BECAUSE THE LIEN AFFECTS YOUR PROPERTY, YOU MAY WISH TO SPEAK WITH YOUR CONTRACTOR IMMEDIATELY, OR CONTACT AN ATTORNEY, OR FOR MORE INFORMATION ON MECHANIC’S LIENS GO TO THE CONTRACTORS’ STATE LICENSE BOARD WEB SITE AT www.cslb.ca.gov.
Step 3: Serve The Owner and Record The Lien
As of 2011, California requires you to serve a copy of the mechanics lien upon the property owner at the same time as filing the lien itself. (As pointed out in Step 2, you must include an affidavit within the lien verifying that the mechanics lien was served on the owner.) Service on the owner is now very important in California, and equally important is the proof you must have to demonstrate that you did, in fact, serve the lien.
The lien must be filed in the Recorder’s Office in the county where the project is located. Most county’s charge a small fee to record a lien (usually between $20-$40). Be careful about mailing your lien to the recorder, as some counties have back logs and your lien won’t get filed for weeks! You’ll likely need a courier to hand-deliver the lien to the recorder.
Need help filing a mechanics lien? Record your lien online in less than 10 minutes. No research, preparation, or mailing required. File your lien now.
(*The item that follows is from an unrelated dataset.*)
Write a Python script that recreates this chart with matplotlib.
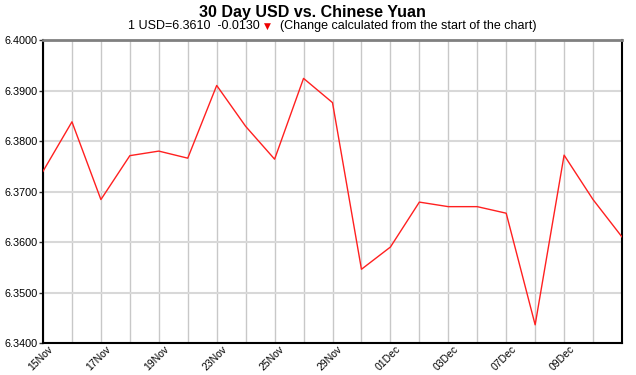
import matplotlib
matplotlib.use("Agg")
import matplotlib.pyplot as plt
import matplotlib.transforms as mtransforms

plt.rcParams['font.family'] = ['Liberation Sans', 'DejaVu Sans']

# 21 business days, 15 Nov -> 13 Dec
dates = ["15Nov", "16Nov", "17Nov", "18Nov", "19Nov", "22Nov", "23Nov", "24Nov",
         "25Nov", "26Nov", "29Nov", "30Nov", "01Dec", "02Dec", "03Dec", "06Dec",
         "07Dec", "08Dec", "09Dec", "10Dec", "13Dec"]
rates = [6.3740, 6.3838, 6.3684, 6.3771, 6.3780, 6.3766, 6.3910, 6.3829,
         6.3764, 6.3924, 6.3876, 6.3546, 6.3590, 6.3679, 6.3670, 6.3670,
         6.3657, 6.3436, 6.3772, 6.3684, 6.3610]
yticks = [6.34, 6.35, 6.36, 6.37, 6.38, 6.39, 6.40]

fig = plt.figure(figsize=(6.36, 3.75), dpi=100)
ax = fig.add_axes([43 / 636, 1 - 343 / 375, 579 / 636, 303 / 375])

x = list(range(len(rates)))
ax.plot(x, rates, color="#ff2020", linewidth=1.0, zorder=3)

ax.set_xlim(0, len(rates) - 1)
ax.set_ylim(6.34, 6.40)
ax.set_yticks(yticks)
ax.set_yticklabels([f"{v:.4f}" for v in yticks], fontsize=7.8)

ax.xaxis.grid(True, color="#c8c8c8", linewidth=1.0)
ax.yaxis.grid(True, color="#d8d8d8", linewidth=1.5)
ax.set_axisbelow(True)
ax.tick_params(axis="x", length=0, pad=0)
ax.tick_params(axis="y", length=3, width=1, color="#333333", pad=1)

# vertical grid at every day, labels every second day
ax.set_xticks(x)
ax.set_xticklabels([d if i % 2 == 0 and i < 20 else "" for i, d in enumerate(dates)],
                   fontsize=7.5, rotation=45, ha="right", va="center", rotation_mode="anchor")
offset = mtransforms.ScaledTranslation(6 / 72, -3 / 72, fig.dpi_scale_trans)
for lbl in ax.get_xticklabels():
    lbl.set_transform(lbl.get_transform() + offset)

for side in ["left", "bottom", "right"]:
    ax.spines[side].set_color("black")
    ax.spines[side].set_linewidth(1.5)
ax.spines["top"].set_color("#808080")
ax.spines["top"].set_linewidth(2)

fig.text(312 / 636, 1 - 13 / 375, "30 Day USD vs. Chinese Yuan",
         fontsize=11.5, fontweight="bold", ha="center", va="center")
fig.text(260 / 636, 1 - 26 / 375, "1 USD=6.3610  -0.0130",
         fontsize=9, ha="right", va="center")
fig.text(267 / 636, 1 - 26 / 375, "\u25bc", color="#ee0000",
         fontsize=6.5, ha="center", va="center", family=["DejaVu Sans"])
fig.text(280 / 636, 1 - 26 / 375, "(Change calculated from the start of the chart)",
         fontsize=9, ha="left", va="center")

fig.savefig("out.png", dpi=100)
Step 4: Enforce, Release, or Extend the Lien
A California mechanics lien is valid for 90 days after the date that it is filed. After this 90-day period, if the lien is not foreclosed upon or extended, it will become void and unenforceable. You’ll want to take one of three actions by the time your 90-day deadline is approaching:
- Extend your enforcement deadline: Liens in California (unlike most other states) can be extended, allowing lien more time, beyond the 90-day period, to make collections attempts before needing to enforce the lien. Getting a lien extended can be tricky in California, however, as the lien extension is only valid if the property owner agrees to it and signs the extension document. Therefore, you and the property owner must likely be in negotiations, or on some payment plan, for an extension to be agreed to.
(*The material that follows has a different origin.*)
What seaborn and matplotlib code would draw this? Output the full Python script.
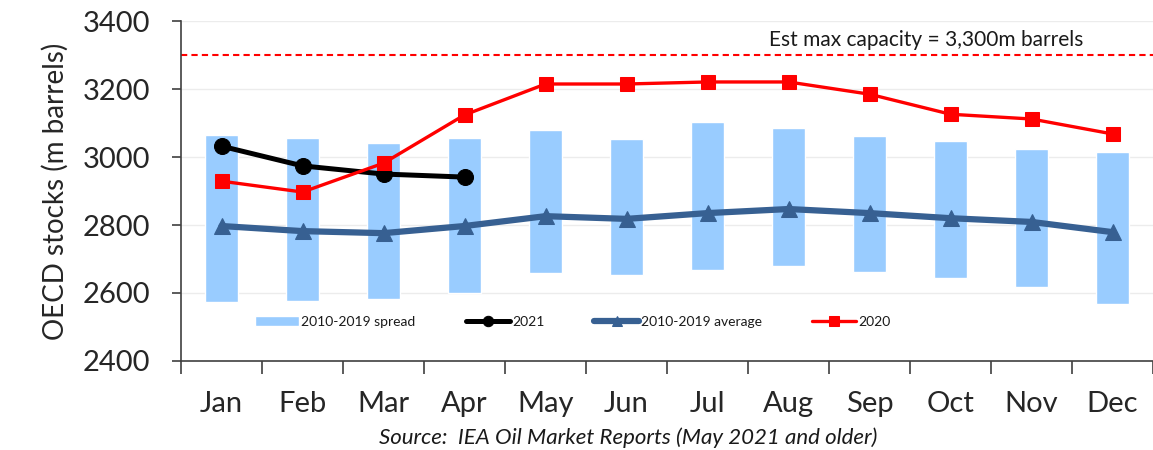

- Enforce the lien: If you cannot extend your deadline, and you still have not been paid, you’ll likely want to bring an action to enforce the lien. Doing so enables you to foreclose upon the property to recover the money you’re owed. Enforcing a lien requires filing a lawsuit. You can hire an attorney to do this for you. Alternatively, zlien has a collections program through which you can foreclose on your lien.
- Release (or cancel) the lien: If you’ve been paid, you will probably be asked to file a lien release. The process of filing a lien release is similar to that of filing a lien. You must file the release in the same office in which you filed the lien.
Filing your California mechanics lien starts with meeting your notice requirements. Pay attention to these requirements, as they are time-sensitive and the clock runs out fast — usually, 20 days after starting work. Prepare your mechanics lien document with detail, according to the specifics set forth by California lien statute. Don’t forget to include the proof of service affidavit! Record the lien in the county recorder’s office in the county where the property is located.
After you record the lien, start the timer. If 90 days after the date of recording is approaching, consider requesting a lien extension from the property owner. If that option isn’t available. Prepare measures to enforce the lien, with the help of an attorney. If you get paid, great! File a lien release in the same office in which you filed the lien. Now you know how to file a lien in California.